INPUT MATERIAL:
** start **

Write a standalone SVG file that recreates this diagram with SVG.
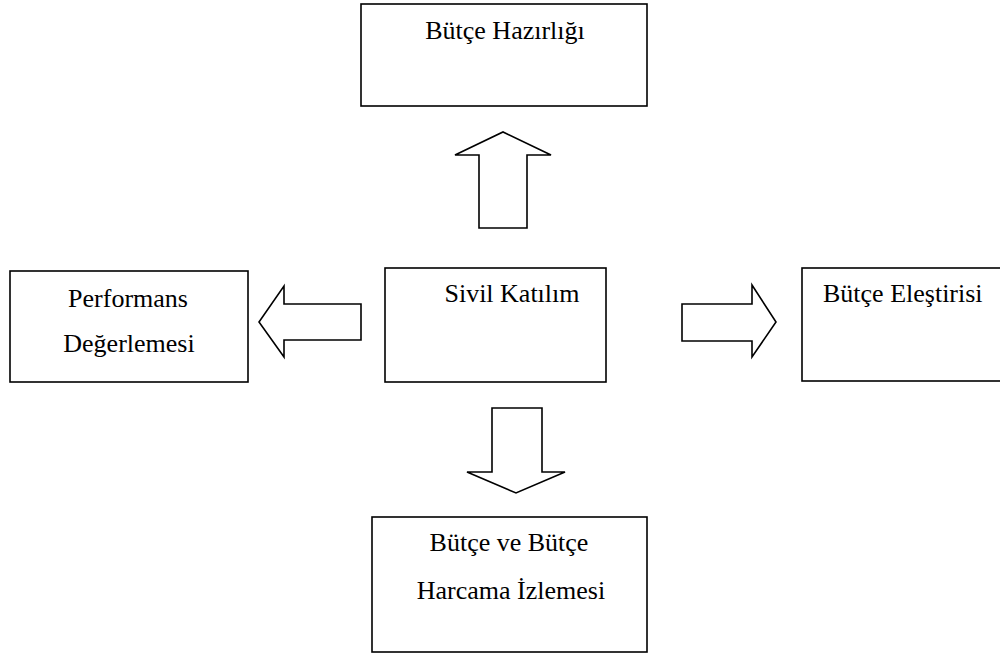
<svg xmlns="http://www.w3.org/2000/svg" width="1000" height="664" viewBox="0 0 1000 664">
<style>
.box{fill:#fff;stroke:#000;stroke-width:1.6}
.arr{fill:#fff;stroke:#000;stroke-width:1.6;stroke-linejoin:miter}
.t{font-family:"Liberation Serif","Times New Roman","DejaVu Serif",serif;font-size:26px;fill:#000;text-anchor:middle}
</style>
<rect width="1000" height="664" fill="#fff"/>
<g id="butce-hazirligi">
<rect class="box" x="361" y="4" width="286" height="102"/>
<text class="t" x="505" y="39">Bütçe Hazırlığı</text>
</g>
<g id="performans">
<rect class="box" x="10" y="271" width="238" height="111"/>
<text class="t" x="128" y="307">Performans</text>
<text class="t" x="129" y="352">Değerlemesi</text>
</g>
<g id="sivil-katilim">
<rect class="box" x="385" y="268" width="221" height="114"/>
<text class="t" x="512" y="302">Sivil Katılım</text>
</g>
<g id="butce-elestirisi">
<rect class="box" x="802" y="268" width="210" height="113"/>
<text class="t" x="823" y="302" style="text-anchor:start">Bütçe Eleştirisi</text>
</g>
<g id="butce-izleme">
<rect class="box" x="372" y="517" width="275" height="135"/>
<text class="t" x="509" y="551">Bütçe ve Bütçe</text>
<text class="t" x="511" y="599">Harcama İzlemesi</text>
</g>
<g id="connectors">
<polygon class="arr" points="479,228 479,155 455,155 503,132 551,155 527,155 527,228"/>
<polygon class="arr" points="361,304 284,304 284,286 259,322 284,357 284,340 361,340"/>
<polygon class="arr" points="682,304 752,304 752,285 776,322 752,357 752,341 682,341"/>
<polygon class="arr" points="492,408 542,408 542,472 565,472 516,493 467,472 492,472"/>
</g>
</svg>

** end **
** start **

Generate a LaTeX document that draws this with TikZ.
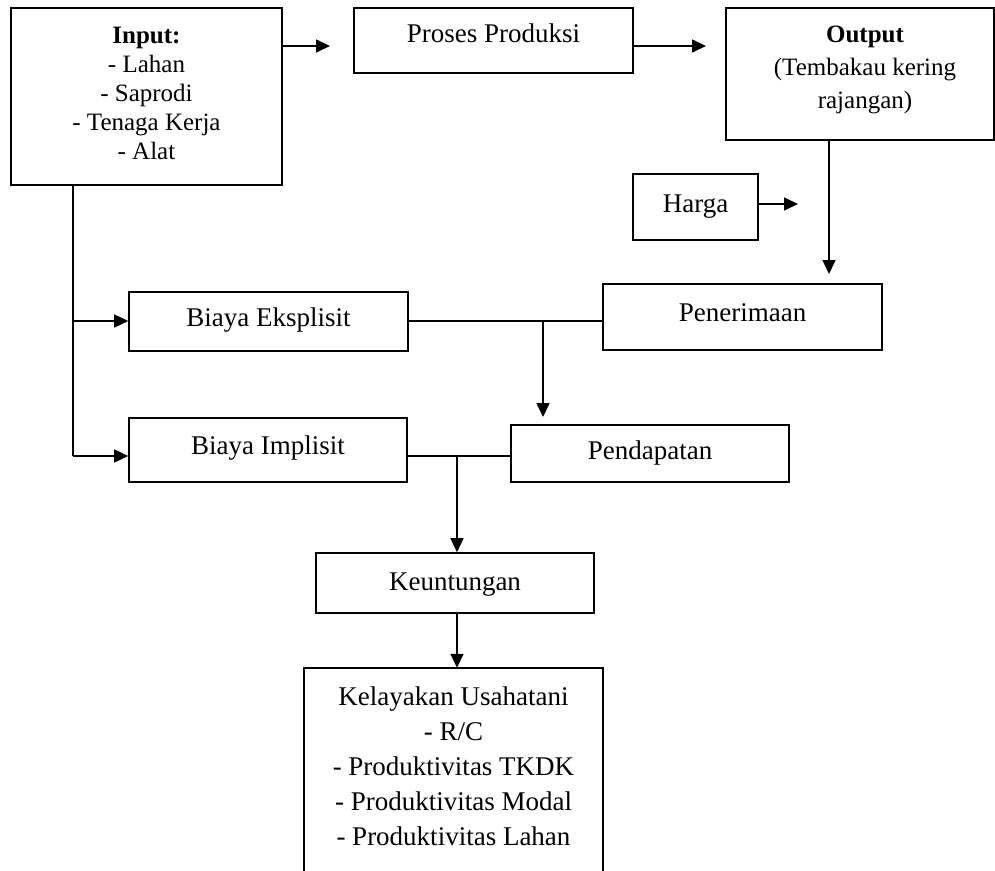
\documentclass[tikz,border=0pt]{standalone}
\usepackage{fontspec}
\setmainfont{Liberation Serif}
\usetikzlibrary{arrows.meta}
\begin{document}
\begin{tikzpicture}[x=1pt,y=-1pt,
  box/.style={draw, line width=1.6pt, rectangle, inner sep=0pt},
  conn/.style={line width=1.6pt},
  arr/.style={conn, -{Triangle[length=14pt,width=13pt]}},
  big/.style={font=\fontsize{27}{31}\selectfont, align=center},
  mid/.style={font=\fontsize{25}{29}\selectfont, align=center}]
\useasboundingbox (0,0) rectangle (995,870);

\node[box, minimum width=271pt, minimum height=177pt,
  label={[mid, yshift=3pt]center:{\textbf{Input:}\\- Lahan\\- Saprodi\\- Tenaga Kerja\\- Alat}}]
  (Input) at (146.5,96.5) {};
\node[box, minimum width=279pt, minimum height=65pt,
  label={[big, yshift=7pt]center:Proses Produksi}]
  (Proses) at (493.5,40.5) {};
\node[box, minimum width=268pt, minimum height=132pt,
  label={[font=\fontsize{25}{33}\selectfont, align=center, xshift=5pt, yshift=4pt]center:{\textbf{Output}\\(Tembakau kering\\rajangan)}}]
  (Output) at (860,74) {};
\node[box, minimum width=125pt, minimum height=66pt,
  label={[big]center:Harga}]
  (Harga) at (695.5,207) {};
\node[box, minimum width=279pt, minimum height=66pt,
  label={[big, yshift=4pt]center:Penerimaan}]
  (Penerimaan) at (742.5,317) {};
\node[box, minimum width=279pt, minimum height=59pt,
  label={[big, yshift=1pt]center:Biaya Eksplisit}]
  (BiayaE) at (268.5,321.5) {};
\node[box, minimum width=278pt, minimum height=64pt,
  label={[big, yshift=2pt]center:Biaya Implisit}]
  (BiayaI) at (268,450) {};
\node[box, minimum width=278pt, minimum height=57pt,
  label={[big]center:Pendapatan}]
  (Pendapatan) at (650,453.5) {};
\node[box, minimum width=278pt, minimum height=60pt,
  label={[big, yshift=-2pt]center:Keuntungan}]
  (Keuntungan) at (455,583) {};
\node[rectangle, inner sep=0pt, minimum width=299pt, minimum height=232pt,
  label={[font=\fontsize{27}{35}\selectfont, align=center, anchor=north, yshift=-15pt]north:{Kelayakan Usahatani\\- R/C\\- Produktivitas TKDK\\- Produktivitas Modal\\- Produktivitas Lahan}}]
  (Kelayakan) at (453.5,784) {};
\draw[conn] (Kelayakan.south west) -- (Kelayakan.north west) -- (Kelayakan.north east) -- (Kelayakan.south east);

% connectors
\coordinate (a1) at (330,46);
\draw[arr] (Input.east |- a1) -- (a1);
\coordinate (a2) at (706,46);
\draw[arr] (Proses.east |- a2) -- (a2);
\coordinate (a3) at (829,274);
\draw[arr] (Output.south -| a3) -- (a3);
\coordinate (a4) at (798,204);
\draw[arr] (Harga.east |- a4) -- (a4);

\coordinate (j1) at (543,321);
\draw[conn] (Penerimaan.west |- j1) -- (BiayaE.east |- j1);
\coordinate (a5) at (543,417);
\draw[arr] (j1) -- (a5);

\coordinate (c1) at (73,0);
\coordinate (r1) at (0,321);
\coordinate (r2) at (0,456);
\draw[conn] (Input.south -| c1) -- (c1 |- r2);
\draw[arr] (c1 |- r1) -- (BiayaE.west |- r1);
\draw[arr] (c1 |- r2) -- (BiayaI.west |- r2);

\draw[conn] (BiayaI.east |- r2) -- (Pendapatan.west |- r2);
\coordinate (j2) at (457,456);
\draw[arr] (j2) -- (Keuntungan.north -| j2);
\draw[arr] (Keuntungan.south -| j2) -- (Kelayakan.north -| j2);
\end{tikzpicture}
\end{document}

** end **

TASK DETAILS:
Starting at the line containing "Generate a LaTeX" and stopping after the line containing "(0,0) rectangle (995,870);", give the lines again exactly and leave out every image.

ANSWER TO THIS EXERCISE:
Generate a LaTeX document that draws this with TikZ.
\documentclass[tikz,border=0pt]{standalone}
\usepackage{fontspec}
\setmainfont{Liberation Serif}
\usetikzlibrary{arrows.meta}
\begin{document}
\begin{tikzpicture}[x=1pt,y=-1pt,
  box/.style={draw, line width=1.6pt, rectangle, inner sep=0pt},
  conn/.style={line width=1.6pt},
  arr/.style={conn, -{Triangle[length=14pt,width=13pt]}},
  big/.style={font=\fontsize{27}{31}\selectfont, align=center},
  mid/.style={font=\fontsize{25}{29}\selectfont, align=center}]
\useasboundingbox (0,0) rectangle (995,870);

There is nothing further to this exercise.